好きだと訴えてくるその瞳に、僕の心臓は高鳴った。
「……真夜なら、いい」
他の誰でもない、真夜なら。
ようやく、自分の心を少しだけ伝えられた。
「本当に? キス以上のことも許してもらえる?」
真夜の問いにドキッとしながらも、僕はコクリと頷いた。
真夜に触れられることを想像してしまったせいで、体が疼く。
早く触れてほしい。
思わず伸ばした手を、真夜が優しく包み込む。
「あぁ、嬉しい。好きだよ、佳月」
手の甲にちゅっとキスが落とされる。
そこから、熱が伝染したように全身が熱くなった。
「今すぐ襲いたいくらいだが、まずは体調を整えないとな」
「……え?」
「俺も我慢してるんだ。

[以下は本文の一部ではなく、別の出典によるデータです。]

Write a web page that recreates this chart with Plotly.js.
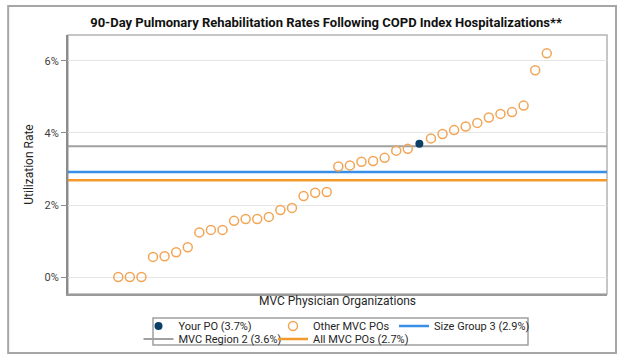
<!DOCTYPE html>
<html>
<head>
<meta charset="utf-8">
<script src="https://cdn.plot.ly/plotly-3.0.1.min.js"></script>
<style>html,body{margin:0;padding:0;background:#fff;}#chart{width:624px;height:362px;}</style>
</head>
<body>
<div id="chart"></div>
<script>
// Data (utilization rates in %), sorted as in the reference
const poRates = [0, 0, 0, 0.56, 0.58, 0.69, 0.83, 1.24, 1.31, 1.31, 1.56, 1.61, 1.61, 1.67, 1.86, 1.92, 2.25, 2.34, 2.36,
  3.07, 3.10, 3.20, 3.22, 3.31, 3.51, 3.56, 3.70, 3.85, 3.97, 4.08, 4.18, 4.28, 4.43, 4.53, 4.58, 4.76, 5.74, 6.21];
const yourPoIndex = 27; // 1-based position of "Your PO"
const yourPoLabel = 'Your PO (3.7%)';
const otherLabel = 'Other MVC POs';
const benchmarkNames = ['Size Group 3 (2.9%)', 'MVC Region 2 (3.6%)', 'All MVC POs (2.7%)'];
const benchmarkValues = [2.92, 3.63, 2.69];
const benchmarkColors = ['#3A8EE6', '#a0a0a0', '#F39A2E'];
const yTicks = [0, 2, 4, 6];
const yTickText = ['0%', '2%', '4%', '6%'];
const xRange = [-3.34, 43.2];
const yRange = [-0.47, 6.72];

const xs = poRates.map((v, i) => i + 1);
const otherX = [], otherY = [];
xs.forEach((x, i) => { if (x !== yourPoIndex) { otherX.push(x); otherY.push(poRates[i]); } });

const benchLegends = ['legend3', 'legend4', 'legend5'];
const bench = benchmarkNames.map((n, k) => ({
  type: 'scatter', mode: 'lines', name: n,
  x: [xRange[0], xRange[1]], y: [benchmarkValues[k], benchmarkValues[k]],
  line: { color: benchmarkColors[k], width: k === 1 ? 2 : 2.5 },
  legend: benchLegends[k], hoverinfo: 'skip'
}));

const traces = [
  bench[1], bench[0], bench[2],
  { type: 'scatter', mode: 'markers', name: otherLabel, x: otherX, y: otherY, legend: 'legend2',
    marker: { symbol: 'circle-open', size: 9, color: '#F2A556', line: { width: 1.5, color: '#F2A556' } } },
  { type: 'scatter', mode: 'markers', name: yourPoLabel, x: [yourPoIndex], y: [poRates[yourPoIndex - 1]], legend: 'legend',
    marker: { symbol: 'circle', size: 8, color: '#0B3F66' } }
];

const font = 'Roboto, Noto Sans, sans-serif';
const legFont = { family: font, size: 11, color: '#262626' };
const row1 = (294 - 326) / 259, row2 = (294 - 339) / 259;
const col1 = (138.5 - 68) / 539, col2 = (273 - 68) / 539, col3 = (394 - 68) / 539;
function leg(x, y) {
  return { orientation: 'h', x: x, xanchor: 'left', y: y, yanchor: 'middle', font: legFont,
    bgcolor: 'rgba(0,0,0,0)', borderwidth: 0, itemwidth: 30 };
}

const layout = {
  width: 624, height: 362,
  margin: { l: 68, r: 17, t: 35, b: 68, autoexpand: false },
  paper_bgcolor: '#fff', plot_bgcolor: '#fff',
  font: { family: font, size: 11, color: '#404040' },
  title: { text: '<b>90-Day Pulmonary Rehabilitation Rates Following COPD Index Hospitalizations**</b>',
    x: (326 - 68) / 539, xanchor: 'center', y: 1 - 22 / 362, yanchor: 'middle', xref: 'paper',
    font: { family: font, size: 13, color: '#111' } },
  xaxis: { range: xRange, showticklabels: false, ticks: '', showgrid: false, zeroline: false,
    showline: true, linecolor: '#9a9a9a', linewidth: 2,
    title: { text: 'MVC Physician Organizations', standoff: 2, font: { size: 12, color: '#262626' } } },
  yaxis: { range: yRange, tickmode: 'array', tickvals: yTicks, ticktext: yTickText, ticks: 'outside', ticklen: 5, tickcolor: '#8c8c8c',
    showgrid: true, gridcolor: '#e6e6e6', gridwidth: 1, zeroline: false,
    showline: true, linecolor: '#8c8c8c', linewidth: 2,
    tickfont: { size: 11, color: '#404040' },
    title: { text: 'Utilization Rate', standoff: 8, font: { size: 12, color: '#262626' } } },
  showlegend: true,
  legend: leg(col1, row1),
  legend2: leg(col2, row1),
  legend3: leg(col3, row1),
  legend4: leg(col1, row2),
  legend5: leg(col2, row2),
  shapes: [
    { type: 'rect', xref: 'paper', yref: 'paper', x0: -0.111, x1: 1.0167, y0: -0.2278, y1: 1.1120,
      line: { color: '#a6a6a6', width: 2 }, layer: 'below' },
    { type: 'rect', xref: 'paper', yref: 'paper', x0: 0, x1: 1, y0: 0, y1: 1,
      line: { color: '#b4b4b4', width: 1.5 }, layer: 'below' },
    { type: 'rect', xref: 'paper', yref: 'paper', x0: (153 - 68) / 539, x1: (528 - 68) / 539,
      y0: (294 - 345) / 259, y1: (294 - 318) / 259, line: { color: '#a0a0a0', width: 1.5 }, layer: 'below' }
  ]
};

Plotly.newPlot('chart', traces, layout, { displayModeBar: false, staticPlot: true });
</script>
</body>
</html>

そんなに物欲しそうな顔するなよ」
「してないっ!」
「元気になったらたぶん寝かせてやれないから、今のうちに休むようにな」
情欲を宿したその眼差しと言葉に、鼓動が速まって眠れそうにない。
そう思っていたのに、真夜に頭を撫でられているうちに、いつの間にか寝てしまっていた。